Transnational histories of the 20thcentury
“Hands on history!” – Andreas Fickers, director of the C2DH, claimed and therefore one can say that “hands on transnational radio history” might be the headline of what international researchers in this field did during their stay in the Grand-Duchy of Luxembourg. The main objective of the Summer School was to explore the history of transnational radio in the twentieth century, with specific focus on the technical, material and architectural histories of radio, and also how to grasp cross-border histories when dealing with infrastructure and institutions, with aesthetics and communities of listeners. The objective was also to explore methodologies, archives and source material for doing transnational radio history, and the challenges that one, no doubt, will encounter.
PhD candidates and Postdocs were invited to discuss their research in the field of transnational radio history. Among them was Dr Gloria Khamkar, a member of EMHIS Network at Bournemouth University. Gloria presented a paper on her doctoral research “The Evolution of British Asian Radio in England (1960-2004)” in a panel titled ‘Between the Local and the Global.’ Gloria discussed her source material and played an audio clip from one of the Asian radio programmes produced by the BBC Local Radio in Leicester in the 1970s. Gloria also shared an audio clip from her own weekly radio show Suhaana Safar, broadcast on Southampton’s (UK) Asian and ethnic radio station Unity101, which was a captivating listening experience.
My favourite document
In planning the Summer School, Andreas, Richard, Kristin, Alec, and Hans-Ulrich were keen that the focus of the presentations and discussions would lie on the historical source material. The idea from the start was to encourage all participants to talk about a single document and this approach turned out to be quite fruitful. Kristin for example explored the intermedial and transnational entanglements of Radio Pictorial, a radio fan magazine published in the UK in the 1930s. Hans-Ulrich played a disk of 1931 staging urban maritime sounds of Hamburg as a port city, and put forward for discussion a four-step-model for analysing sound documents of the past.

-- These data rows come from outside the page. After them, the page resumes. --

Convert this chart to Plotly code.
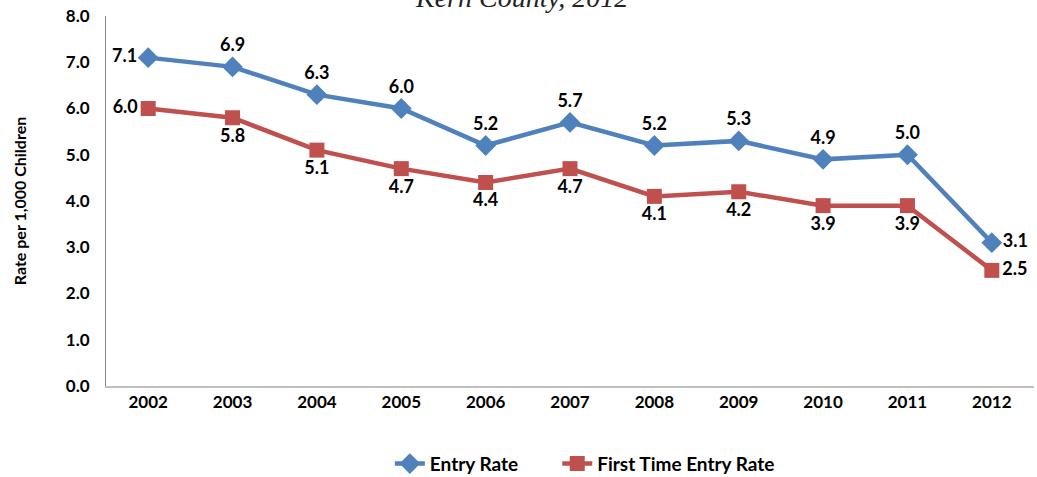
import plotly.graph_objects as go

years = ['2002', '2003', '2004', '2005', '2006', '2007', '2008', '2009', '2010', '2011', '2012']
entry_rate = [7.1, 6.9, 6.3, 6.0, 5.2, 5.7, 5.2, 5.3, 4.9, 5.0, 3.1]
first_entry_rate = [6.0, 5.8, 5.1, 4.7, 4.4, 4.7, 4.1, 4.2, 3.9, 3.9, 2.5]

blue = '#4F81BD'
red = '#C0504D'
fam = 'Lato, Open Sans, sans-serif'
lbl_font = dict(family=fam, size=18, color='#000000')

blue_pos = ['middle left'] + ['top center'] * 9 + ['middle right']
red_pos = ['middle left'] + ['bottom center'] * 9 + ['middle right']

fig = go.Figure()
fig.add_trace(go.Scatter(
    x=years, y=entry_rate, name='<b>Entry Rate</b>' + '&nbsp;' * 7, mode='lines+markers+text',
    line=dict(color=blue, width=4.5),
    marker=dict(symbol='diamond', size=16, color=blue),
    text=['%.1f' % v for v in entry_rate], textposition=blue_pos,
    textfont=lbl_font, texttemplate='<b>%{text}</b>', cliponaxis=False))
fig.add_trace(go.Scatter(
    x=years, y=first_entry_rate, name='<b>First Time Entry Rate</b>', mode='lines+markers+text',
    line=dict(color=red, width=4.5),
    marker=dict(symbol='square', size=15, color=red),
    text=['%.1f' % v for v in first_entry_rate], textposition=red_pos,
    textfont=lbl_font, texttemplate='<b>%{text}</b>', cliponaxis=False))

# chart title sits partly above the top edge, as in the source image
fig.add_annotation(
    text='<i>Kern County, 2012</i>', xref='paper', yref='paper',
    x=0.448, y=1.0, yshift=1, xanchor='center', yanchor='bottom', showarrow=False,
    font=dict(family='Liberation Serif, serif', size=28, color='#222222'))

fig.update_layout(
    width=1037, height=477,
    margin=dict(l=106, r=3, t=16, b=91, autoexpand=False),
    plot_bgcolor='white', paper_bgcolor='white',
    font=dict(family=fam, color='#000000'),
    showlegend=True,
    legend=dict(orientation='h', x=0.516, y=-0.21, xanchor='center', yanchor='middle',
                font=dict(size=19, family=fam), itemwidth=30, tracegroupgap=0),
    xaxis=dict(range=[-0.5, 10.5], showgrid=False, showline=True, linecolor='#BFBFBF',
               linewidth=2, ticks='', automargin=False, tickfont=dict(size=17, family=fam),
               tickprefix='<b>', ticksuffix='</b>'),
    yaxis=dict(range=[0, 8], dtick=1, tickformat='.1f', showgrid=False,
               showline=True, linecolor='#868686', linewidth=1, ticks='',
               zeroline=False, tickprefix='<b>', ticksuffix='</b>', automargin=False,
               ticklabelstandoff=12,
               tickfont=dict(size=17, family=fam),
               title=dict(text='<b>Rate per 1,000 Children</b>', standoff=35,
                          font=dict(size=16, family=fam))),
)

fig.write_html('out.html', config={'displayModeBar': False},
               post_script="document.body.style.margin='0';")
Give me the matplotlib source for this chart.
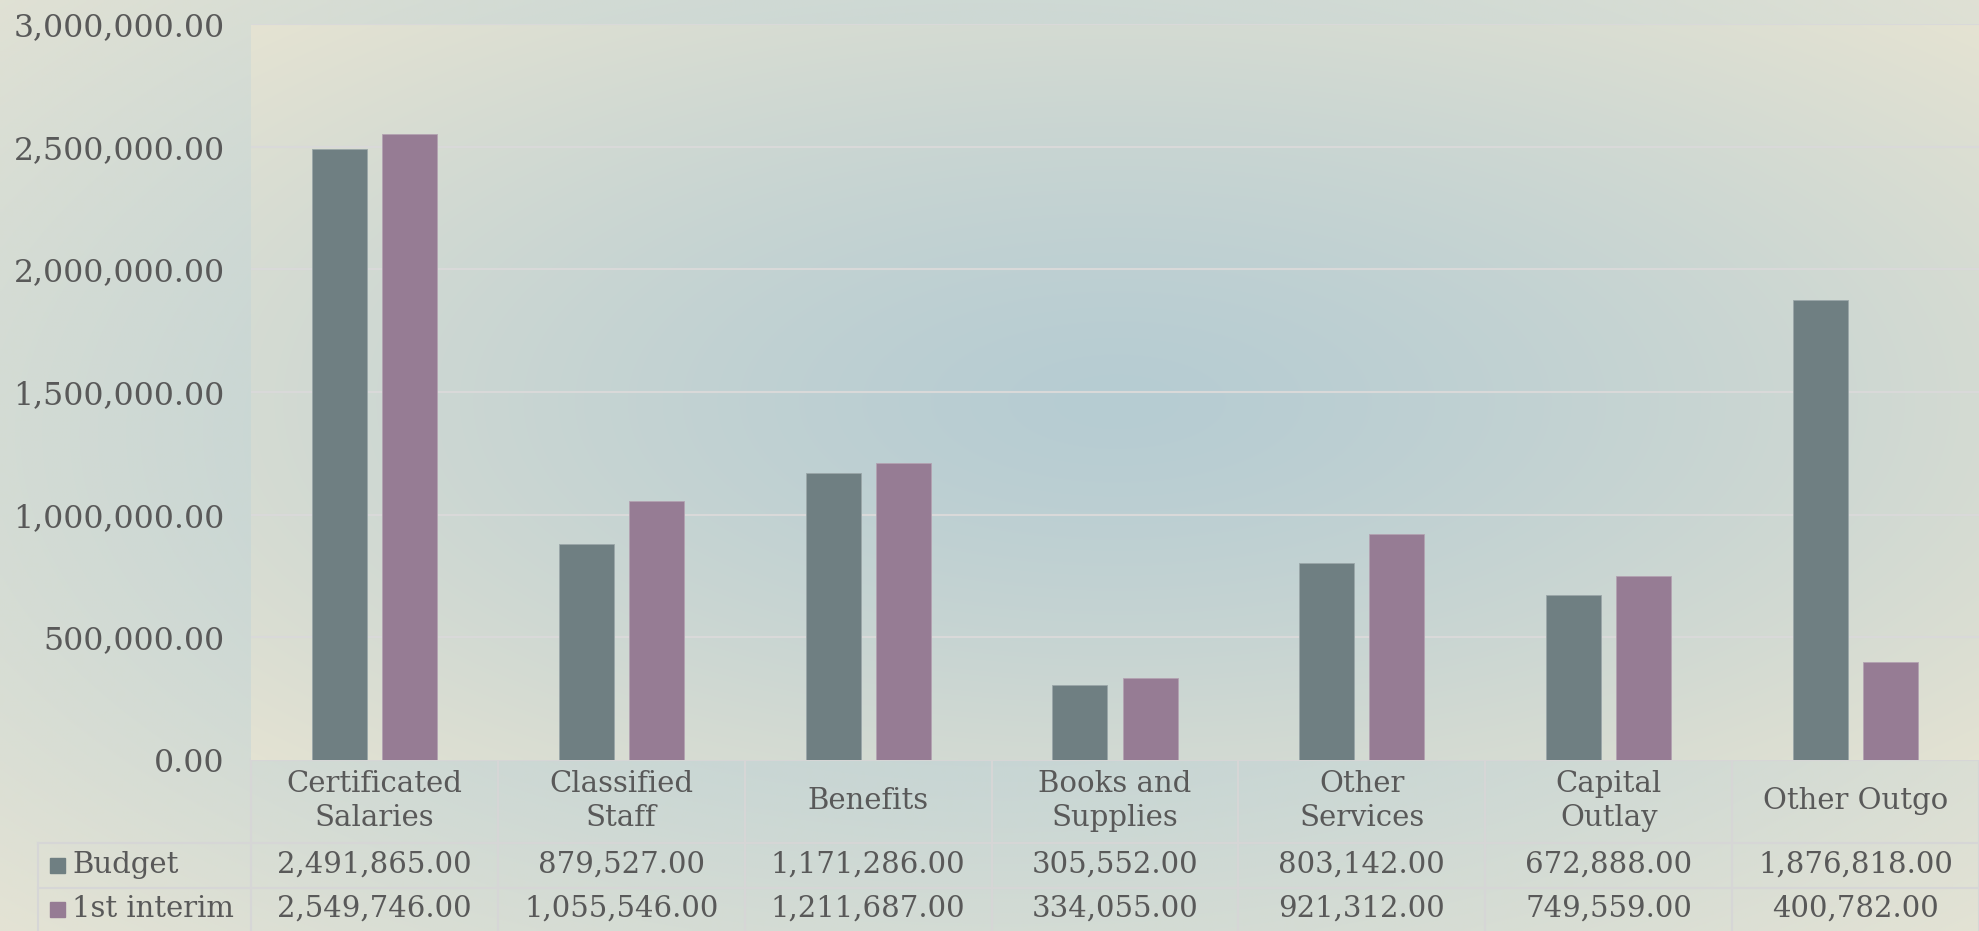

Additional highlights were the several excursions during this Summer School week. One afternoon the group visited the new studios and headquarter of the RTL Group as well as the transmitter site in Junglinster, from which Radio Luxembourg was transmitted. We also visited the Centre National de l’Audiovisuel in Dudelange where we learned more about Luxembourg’s audiovisual heritage and archival practices. The most striking trip took us to Berus, a village in the Saarland in Germany, to the transmitter site of Europe 1. This site was not only an architectural gem with its curved roof and glass panels (almost cathedral like) but also one with a rich and fascinating history. Master of Engineering Axel Böcker at the State Office for the Preservation of Historical Monuments gave an inspiring talk and tour of the building, and after lunch – served outside in the sunshine – the day continued with presentations by the Summer School participants as well as a Q&A with former engineers who had worked at the site. The day ended with a fantastic art performance by the Liquid Penguine ensemble.
Overall a great variety of topics were discussed at the Summer School. There were presentations by Dr Francisco Garrido (National Natural History Museum of Santiago) on “Modernizing a Nation: RCA VICTOR in Chile, 1928-1973”, by Dr Jose Emilio Perez (Université Paris-Sorbonne) on “The Origins of the Free Radio Movement in Madrid (1976-1989)”, byEddie Bohan (Independent broadcaster) on “Transnational Broadcasting from Ireland”, by Dr Joanna Walewska (University of Torun) and Dr Slawomir Wieczorek (University of Wroclaw) on “Radio Broadcasting in Silesia” after WWII and the “Soundscape of Breslau/Wroclaw in 1945”, by Maryam El Moumni (Universität Cottbus) on “The Cultural Significance of Telecommunication Heritage Sites” and many more.
It was truly an enriching experience, with so much to take forward and so many ideas to digest. The concept of ‘entanglement’ proved to be a fruitful concept to work with when approaching transnational radio history. For example, to consider the entanglements of materiality, politics, people and networks, intermediality, and of course the transnational. To further consider radio as part of a media ensemble/repertoire. A call for more integrated histories was made as well as a call to collaborate – to do transnational radio history it is necessary to bring people with different languages, backgrounds, traditions and cultures together. A clear message emerged from Summer School: Transnational radio history is alive!